"One can't complain. I have my friends.
Someone spoke to me only yesterday."

"I don't hold with all the washing," grumbled Eeyore.
"This modern Behind-the-ears nonsense."
from "Winnie-the-Pooh" by A. A. Milne

"When stuck in the river, it is best to dive and swim to the bank yourself
before someone drops a large stone on your chest in an attempt to hoosh you there."
from "Eeyore's gloomy Little Instruction Book" by A. A. Milne

"Sitting on thistles doesn't do them any Good.
Take all the Life out of them."
from "Eeyore's gloomy Little Instruction Book" by A. A. Milne

"After all, what are birthdays?
Here today and gone tomorrow."
from "The House at Pooh Corner" by A. A. Milne

"Ha-ha," said Eeyore bitterly. "Merriment and what-not.
Don't apologize. It's just what would happen."

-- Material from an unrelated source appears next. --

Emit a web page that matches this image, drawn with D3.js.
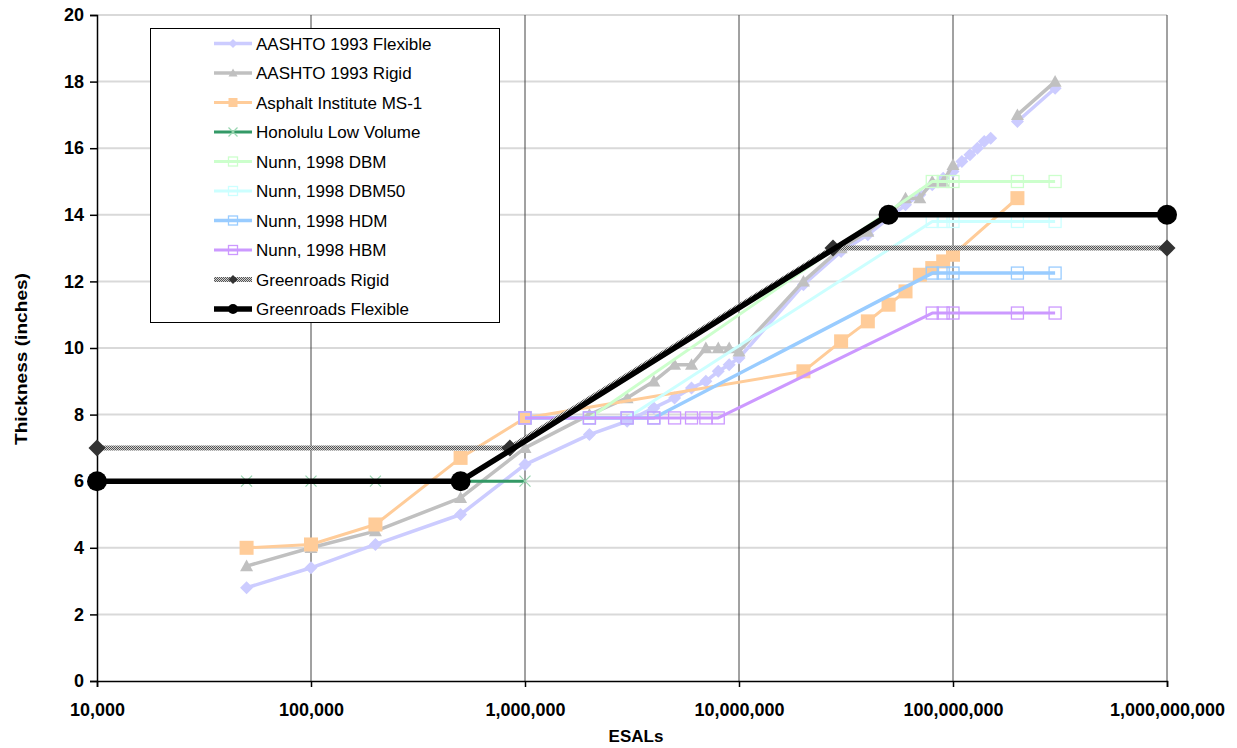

"No Give and Take. No Exchange of Thought. It gets you nowhere,
particularly if the other person's tail is only just in sight
for the second half of the conversation."
from "The House at Pooh Corner" by A. A. Milne

"If you ask me, when a house looks like that, it's time to find another one."
"That's a very good idea Eeyore," said Christopher Robin.
"It may take a day or two but I'll find a new one."
from "The Blustery Day" by A. A. Milne

"Clever!" said Eeyore scornfully, putting a foot heavily on his three sticks.
"Education!" said Eeyore bitterly, jumping on his six sticks.
"What is Learning?" asked Eeyore as he kicked his twelve sticks in the air.
"A thing Rabbit knows! Ha!"

The old grey donkey, Eeyore stood by himself in a thistly corner of the Forest,
his front feet well apart, his head on one side, and thought about things.
Sometimes he thought sadly to himself, "Why?" and sometimes he thought,
"Wherefore?" and sometimes he thought, "Inasmuch as which?" and sometimes
he didn't quite know what he was thinking about.
from "The Pooh Book of Quotations" by A. A. Milne

"Why, what's the matter?"
"Nothing Pooh Bear, nothing. We can't all, and some of us don't.
That's all there is to it"
"Can't all what?" said Pooh, rubbing his nose.
"Gaiety. Song-and-dance. Here we go round the mulberry bush."
"Oh!" said Pooh. He thought for a long time, and then asked,
"What mulberry bush is that?"
"Bon-hommy," went on Eeyore gloomily.
"French word for meaning bonhommy," he explained.
"I'm not complaining, but There It Is."